■ Data extract:
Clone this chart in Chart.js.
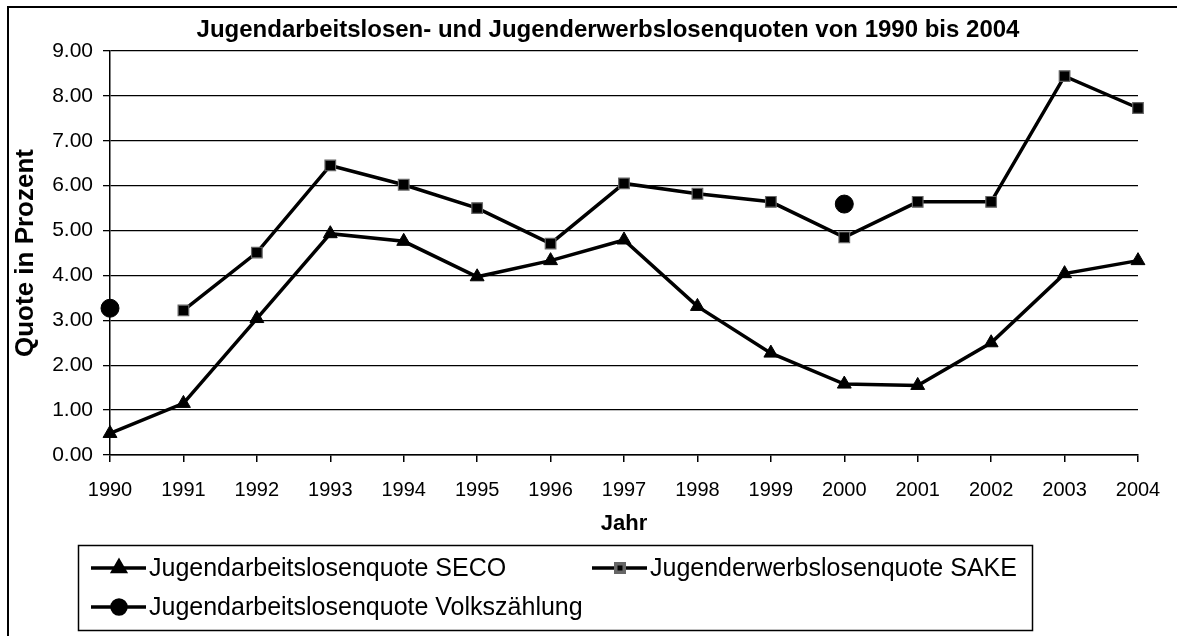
<!DOCTYPE html>
<html>
<head>
<meta charset="utf-8">
<script src="https://cdn.jsdelivr.net/npm/chart.js@4/dist/chart.umd.min.js"></script>
<style>
  html, body { margin: 0; padding: 0; background: #fff; }
  #wrap { width: 1177px; height: 636px; }
</style>
</head>
<body>
<div id="wrap"><canvas id="quotenChart" width="1177" height="636"></canvas></div>
<script>
// Data
const years = ['1990', '1991', '1992', '1993', '1994', '1995', '1996', '1997',
               '1998', '1999', '2000', '2001', '2002', '2003', '2004'];
const secoQuote = [0.48, 1.15, 3.04, 4.93, 4.76, 3.97, 4.33, 4.79, 3.31, 2.27, 1.58, 1.55, 2.50, 4.04, 4.33];
const sakeQuote = [null, 3.22, 4.51, 6.45, 6.02, 5.50, 4.71, 6.05, 5.82, 5.64, 4.85, 5.64, 5.64, 8.44, 7.73];
const vzQuote = [3.27, null, null, null, null, null, null, null, null, null, 5.59, null, null, null, null];
const yTicks = [0, 1, 2, 3, 4, 5, 6, 7, 8, 9];

const titleText = 'Jugendarbeitslosen- und Jugenderwerbslosenquoten von 1990 bis 2004';
const seriesNames = ['Jugendarbeitslosenquote SECO', 'Jugenderwerbslosenquote SAKE', 'Jugendarbeitslosenquote Volkszählung'];

const fontFamily = '"Liberation Sans", Arial, sans-serif';

// Frame around the whole picture and the title
const framePlugin = {
  id: 'frame',
  beforeDraw(chart) {
    const ctx = chart.ctx;
    ctx.save();
    ctx.fillStyle = '#fff';
    ctx.fillRect(0, 0, chart.width, chart.height);
    ctx.strokeStyle = '#000';
    ctx.lineWidth = 2;
    ctx.strokeRect(8, 7, 1300, 700);
    ctx.fillStyle = '#000';
    ctx.font = 'bold 24px ' + fontFamily;
    ctx.textAlign = 'center';
    ctx.textBaseline = 'middle';
    ctx.fillText(titleText, 608, 30);
    ctx.restore();
  }
};

// Legend in a box, two columns
const boxLegendPlugin = {
  id: 'boxLegend',
  afterDraw(chart) {
    const ctx = chart.ctx;
    const slots = [[91, 568], [592, 568], [91, 607]];
    ctx.save();
    ctx.strokeStyle = '#000';
    ctx.lineWidth = 1.5;
    ctx.strokeRect(78.5, 545.5, 954, 85);
    chart.data.datasets.forEach((ds, i) => {
      const x = slots[i][0];
      const y = slots[i][1];
      ctx.strokeStyle = '#000';
      ctx.lineWidth = 3.5;
      ctx.beginPath();
      ctx.moveTo(x, y);
      ctx.lineTo(x + 55, y);
      ctx.stroke();
      ctx.fillStyle = '#000';
      ctx.strokeStyle = ds.pointBorderColor || '#000';
      Chart.helpers.drawPoint(ctx, {
        pointStyle: ds.pointStyle,
        radius: ds.legendRadius,
        rotation: 0,
        borderWidth: 1
      }, x + 28, y);
      ctx.fillStyle = '#000';
      ctx.font = '25px ' + fontFamily;
      ctx.textAlign = 'left';
      ctx.textBaseline = 'middle';
      ctx.fillText(ds.label, x + 58, y + 1);
    });
    ctx.restore();
  }
};

const ctx = document.getElementById('quotenChart').getContext('2d');

new Chart(ctx, {
  type: 'line',
  data: {
    labels: years,
    datasets: [
      {
        label: seriesNames[0],
        data: secoQuote,
        borderColor: '#000',
        borderWidth: 3.5,
        backgroundColor: '#000',
        pointStyle: 'triangle',
        pointRadius: 8,
        pointBorderColor: '#000',
        pointBorderWidth: 1,
        legendRadius: 7
      },
      {
        label: seriesNames[1],
        data: sakeQuote,
        borderColor: '#000',
        borderWidth: 3.5,
        backgroundColor: '#000',
        pointStyle: 'rect',
        pointRadius: 7.5,
        pointBorderColor: '#666',
        pointBorderWidth: 1.2,
        legendRadius: 6
      },
      {
        label: seriesNames[2],
        data: vzQuote,
        showLine: false,
        borderColor: '#000',
        backgroundColor: '#000',
        pointStyle: 'circle',
        pointRadius: 9,
        pointBorderColor: '#000',
        pointBorderWidth: 1,
        legendRadius: 7
      }
    ]
  },
  options: {
    responsive: false,
    animation: false,
    devicePixelRatio: 1,
    layout: {
      padding: { top: 51, left: 10, right: 39, bottom: 91 }
    },
    plugins: {
      legend: { display: false },
      title: { display: false },
      tooltip: { enabled: false }
    },
    scales: {
      x: {
        offset: false,
        border: { display: true, color: '#000', width: 1.5 },
        grid: { drawOnChartArea: false, drawTicks: true, tickLength: 7, color: '#000', lineWidth: 1.5 },
        ticks: {
          color: '#000',
          font: { family: fontFamily, size: 20 },
          padding: 16,
          maxRotation: 0,
          autoSkip: false
        },
        title: {
          display: true,
          text: 'Jahr',
          color: '#000',
          font: { family: fontFamily, size: 22, weight: 'bold' },
          padding: { top: 0, bottom: 8 }
        },
        afterFit(scale) {
          scale.height = 90;
        }
      },
      y: {
        min: 0,
        max: 9,
        border: { display: true, color: '#000', width: 1.5 },
        grid: { color: '#000', lineWidth: 1.3, tickLength: 7, drawTicks: true },
        afterBuildTicks(scale) {
          scale.ticks = yTicks.map(v => ({ value: v }));
        },
        ticks: {
          color: '#000',
          font: { family: fontFamily, size: 21 },
          padding: 10,
          callback: v => v.toFixed(2)
        },
        title: {
          display: true,
          text: 'Quote in Prozent',
          color: '#000',
          font: { family: fontFamily, size: 26, weight: 'bold' },
          padding: { top: 0, bottom: 0 }
        },
        afterFit(scale) {
          scale.width = 100;
        }
      }
    }
  },
  plugins: [framePlugin, boxLegendPlugin]
});
</script>
</body>
</html>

■ Problem statement:
Write out exactly the lines between the start of the data and the line with "5, 6, 7, 8, 9];", including both, but none of the pictures.

■ Right answer:
Clone this chart in Chart.js.
<!DOCTYPE html>
<html>
<head>
<meta charset="utf-8">
<script src="https://cdn.jsdelivr.net/npm/chart.js@4/dist/chart.umd.min.js"></script>
<style>
  html, body { margin: 0; padding: 0; background: #fff; }
  #wrap { width: 1177px; height: 636px; }
</style>
</head>
<body>
<div id="wrap"><canvas id="quotenChart" width="1177" height="636"></canvas></div>
<script>
// Data
const years = ['1990', '1991', '1992', '1993', '1994', '1995', '1996', '1997',
               '1998', '1999', '2000', '2001', '2002', '2003', '2004'];
const secoQuote = [0.48, 1.15, 3.04, 4.93, 4.76, 3.97, 4.33, 4.79, 3.31, 2.27, 1.58, 1.55, 2.50, 4.04, 4.33];
const sakeQuote = [null, 3.22, 4.51, 6.45, 6.02, 5.50, 4.71, 6.05, 5.82, 5.64, 4.85, 5.64, 5.64, 8.44, 7.73];
const vzQuote = [3.27, null, null, null, null, null, null, null, null, null, 5.59, null, null, null, null];
const yTicks = [0, 1, 2, 3, 4, 5, 6, 7, 8, 9];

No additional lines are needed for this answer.